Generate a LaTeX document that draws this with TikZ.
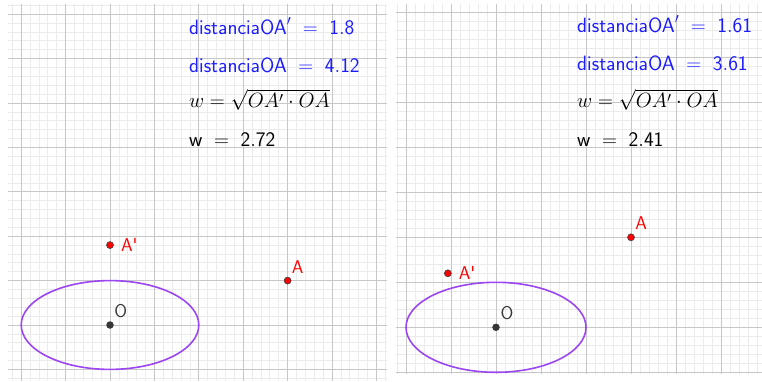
\RequirePackage{fix-cm}
\documentclass[tikz,border=0pt]{standalone}
\usepackage{amsmath}
\usepackage{xcolor}
\usetikzlibrary{positioning}

\definecolor{ggblue}{RGB}{28,28,255}
\definecolor{ggred}{RGB}{255,0,0}
\definecolor{ggviolet}{RGB}{155,70,240}
\definecolor{ggdark}{RGB}{55,55,55}

\begin{document}
\begin{tikzpicture}[x=1pt, y=1pt,
    minor/.style={draw=black!8, line width=0.7pt},
    major/.style={draw=black!22, line width=0.9pt},
    conic/.style={draw=ggviolet, line width=1.6pt},
    redpt/.style={circle, fill=ggred, draw=black!75, line width=0.6pt, inner sep=0pt, minimum size=7pt},
    origin/.style={circle, fill=ggdark, inner sep=0pt, minimum size=7.5pt},
    lbl/.style={font=\sffamily\fontsize{18.5}{18.5}\selectfont, inner sep=1pt},
    txt/.style={anchor=base west, inner sep=0pt, font=\fontsize{20.7}{20.7}\selectfont}]
    \useasboundingbox (0,0) rectangle (762,381);
    \fill[white] (0,0) rectangle (762,381);

    % left view
    \begin{scope}[shift={(110,56)}, x=44.4pt, y=44.4pt]
        \draw[minor, step=0.2] (-2.3,-1.26) grid (6.24,7.22);
        \draw[major, step=1] (-2.3,-1.26) grid (6.24,7.22);
        \node[origin] (O1) at (0,0) {};
        \node[redpt] (A1) at (4,1) {};
        \node[redpt] (B1) at (0,1.8) {};
        \draw[conic] (O1) ellipse [x radius=2, y radius=1];
        \node[lbl, text=ggdark, above right=3.5pt and 0.5pt of O1] {O};
        \node[lbl, text=ggred, above right=3.5pt and 0.5pt of A1] {A};
        \node[lbl, text=ggred, right=6pt of B1] {A\textquotesingle};
    \end{scope}

    % right view
    \begin{scope}[shift={(496,53.7)}, x=45pt, y=45pt]
        \draw[minor, step=0.2] (-2.22,-1.04) grid (5.91,7.18);
        \draw[major, step=1] (-2.22,-1.04) grid (5.91,7.18);
        \node[origin] (O2) at (0,0) {};
        \node[redpt] (A2) at (3,2) {};
        \node[redpt] (B2) at (-1.07,1.2) {};
        \draw[conic] (O2) ellipse [x radius=2, y radius=1];
        \node[lbl, text=ggdark, above right=3.5pt and 0.5pt of O2] {O};
        \node[lbl, text=ggred, above right=3.5pt and 0.5pt of A2] {A};
        \node[lbl, text=ggred, right=6pt of B2] {A\textquotesingle};
    \end{scope}

    % values, left
    \node[txt, text=ggblue] (dB1) at (189,346.7) {$\mathsf{distanciaOA}'\;=\;\mathsf{1.8}$};
    \node[txt, text=ggblue] (dA1) at (189,308.8) {$\mathsf{distanciaOA}\;=\;\mathsf{4.12}$};
    \node[txt] (f1) at (189,273) {$w=\smash[t]{\sqrt{OA'\cdot OA}}$};
    \node[txt] (w1) at (189,234.3) {$\mathsf{w}\;=\;\mathsf{2.72}$};

    % values, right
    \node[txt, text=ggblue] (dB2) at (577,348.3) {$\mathsf{distanciaOA}'\;=\;\mathsf{1.61}$};
    \node[txt, text=ggblue] (dA2) at (577,310.8) {$\mathsf{distanciaOA}\;=\;\mathsf{3.61}$};
    \node[txt] (f2) at (577,273) {$w=\smash[t]{\sqrt{OA'\cdot OA}}$};
    \node[txt] (w2) at (577,234.3) {$\mathsf{w}\;=\;\mathsf{2.41}$};
\end{tikzpicture}
\end{document}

_ _ _

**YOUR GOAL:** Without including any picture, repeat the data exactly.

**EXERCISE RESULT:**
Generate a LaTeX document that draws this with TikZ.
\RequirePackage{fix-cm}
\documentclass[tikz,border=0pt]{standalone}
\usepackage{amsmath}
\usepackage{xcolor}
\usetikzlibrary{positioning}

\definecolor{ggblue}{RGB}{28,28,255}
\definecolor{ggred}{RGB}{255,0,0}
\definecolor{ggviolet}{RGB}{155,70,240}
\definecolor{ggdark}{RGB}{55,55,55}

\begin{document}
\begin{tikzpicture}[x=1pt, y=1pt,
    minor/.style={draw=black!8, line width=0.7pt},
    major/.style={draw=black!22, line width=0.9pt},
    conic/.style={draw=ggviolet, line width=1.6pt},
    redpt/.style={circle, fill=ggred, draw=black!75, line width=0.6pt, inner sep=0pt, minimum size=7pt},
    origin/.style={circle, fill=ggdark, inner sep=0pt, minimum size=7.5pt},
    lbl/.style={font=\sffamily\fontsize{18.5}{18.5}\selectfont, inner sep=1pt},
    txt/.style={anchor=base west, inner sep=0pt, font=\fontsize{20.7}{20.7}\selectfont}]
    \useasboundingbox (0,0) rectangle (762,381);
    \fill[white] (0,0) rectangle (762,381);

    % left view
    \begin{scope}[shift={(110,56)}, x=44.4pt, y=44.4pt]
        \draw[minor, step=0.2] (-2.3,-1.26) grid (6.24,7.22);
        \draw[major, step=1] (-2.3,-1.26) grid (6.24,7.22);
        \node[origin] (O1) at (0,0) {};
        \node[redpt] (A1) at (4,1) {};
        \node[redpt] (B1) at (0,1.8) {};
        \draw[conic] (O1) ellipse [x radius=2, y radius=1];
        \node[lbl, text=ggdark, above right=3.5pt and 0.5pt of O1] {O};
        \node[lbl, text=ggred, above right=3.5pt and 0.5pt of A1] {A};
        \node[lbl, text=ggred, right=6pt of B1] {A\textquotesingle};
    \end{scope}

    % right view
    \begin{scope}[shift={(496,53.7)}, x=45pt, y=45pt]
        \draw[minor, step=0.2] (-2.22,-1.04) grid (5.91,7.18);
        \draw[major, step=1] (-2.22,-1.04) grid (5.91,7.18);
        \node[origin] (O2) at (0,0) {};
        \node[redpt] (A2) at (3,2) {};
        \node[redpt] (B2) at (-1.07,1.2) {};
        \draw[conic] (O2) ellipse [x radius=2, y radius=1];
        \node[lbl, text=ggdark, above right=3.5pt and 0.5pt of O2] {O};
        \node[lbl, text=ggred, above right=3.5pt and 0.5pt of A2] {A};
        \node[lbl, text=ggred, right=6pt of B2] {A\textquotesingle};
    \end{scope}

    % values, left
    \node[txt, text=ggblue] (dB1) at (189,346.7) {$\mathsf{distanciaOA}'\;=\;\mathsf{1.8}$};
    \node[txt, text=ggblue] (dA1) at (189,308.8) {$\mathsf{distanciaOA}\;=\;\mathsf{4.12}$};
    \node[txt] (f1) at (189,273) {$w=\smash[t]{\sqrt{OA'\cdot OA}}$};
    \node[txt] (w1) at (189,234.3) {$\mathsf{w}\;=\;\mathsf{2.72}$};

    % values, right
    \node[txt, text=ggblue] (dB2) at (577,348.3) {$\mathsf{distanciaOA}'\;=\;\mathsf{1.61}$};
    \node[txt, text=ggblue] (dA2) at (577,310.8) {$\mathsf{distanciaOA}\;=\;\mathsf{3.61}$};
    \node[txt] (f2) at (577,273) {$w=\smash[t]{\sqrt{OA'\cdot OA}}$};
    \node[txt] (w2) at (577,234.3) {$\mathsf{w}\;=\;\mathsf{2.41}$};
\end{tikzpicture}
\end{document}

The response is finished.